JEEPERS REVIVED                                              In 2001 the first ‘Jeepers Creepers’ horror film arrived with good reviews and box-office success.  Three more followed, the last in 2017; all minus any critical appreciation.  Now ‘Jeepers Creepers Reborn’ (Blu-ray, Screen Media, R) is a reboot that hopes to spin a new trilogy (think of the just-ended ‘Halloween’ trilogy).  Yes indeed! The Creeper is back, making the opening of the Louisiana Horror Hound Festival into a memorable night — for all the wrong reasons.

 

AIRBORNE NIGHTMARE                           The South Korean action-suspense thriller ‘Emergency Declaration’ (Blu-ray, Well Go USA, Not Rated) begins with buzz about a terrorist dominating social media.  Almost immediately the authorities discover a suspect is among those passengers on a Korean flight bound for the US.  Then comes horrifying news — a passenger, a fit, fine traveler, succumbs suddenly to a gruesome death, igniting a panic on the plane – and on the ground.  As the pilots search for a solution, no country wants the possibly contagious plane landing on their soil.  BONUS: Making of, character profiles, Cannes film festival interviews.
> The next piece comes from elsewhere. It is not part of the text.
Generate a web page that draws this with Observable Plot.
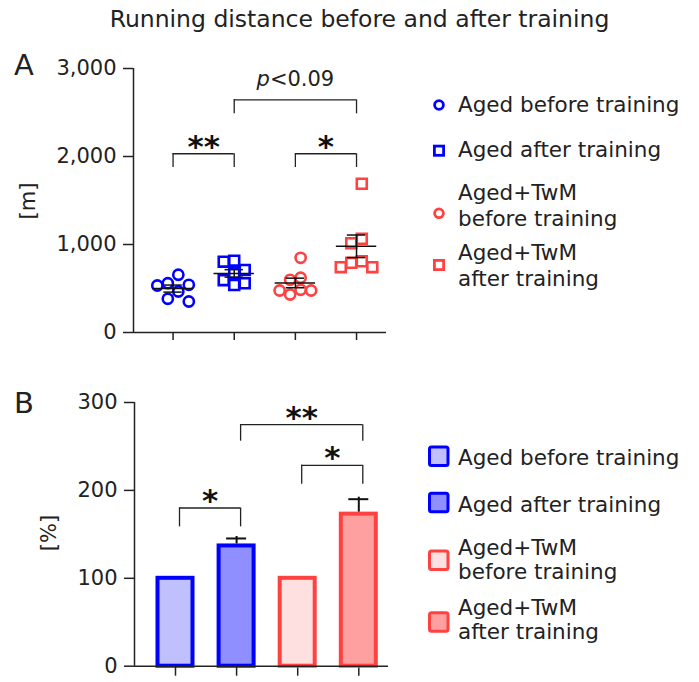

An English dubbed version is available along with English subtitles for the Korean language original.

 

ARE THEY AMONG US?                                      Ambitious and extravagant, ‘Alienoid’ (Blu-ray, Well Go USA, Not Rated) is but the first in a planned series of 2 epic sic-fi action time warpers from South Korea.  The film is a tale of 2 eras, following 2 Goryeo Dynasty shamans (that would mean between 918 and 1392) seeking a legendary, time-bending blade as they weirdly, almost magically, cross paths with contemporary people hunting a dangerous alien who is concealed inside a human’s body.  BONUS: Character trailers, Making of and an all-new English dub and Korean with English subtitles.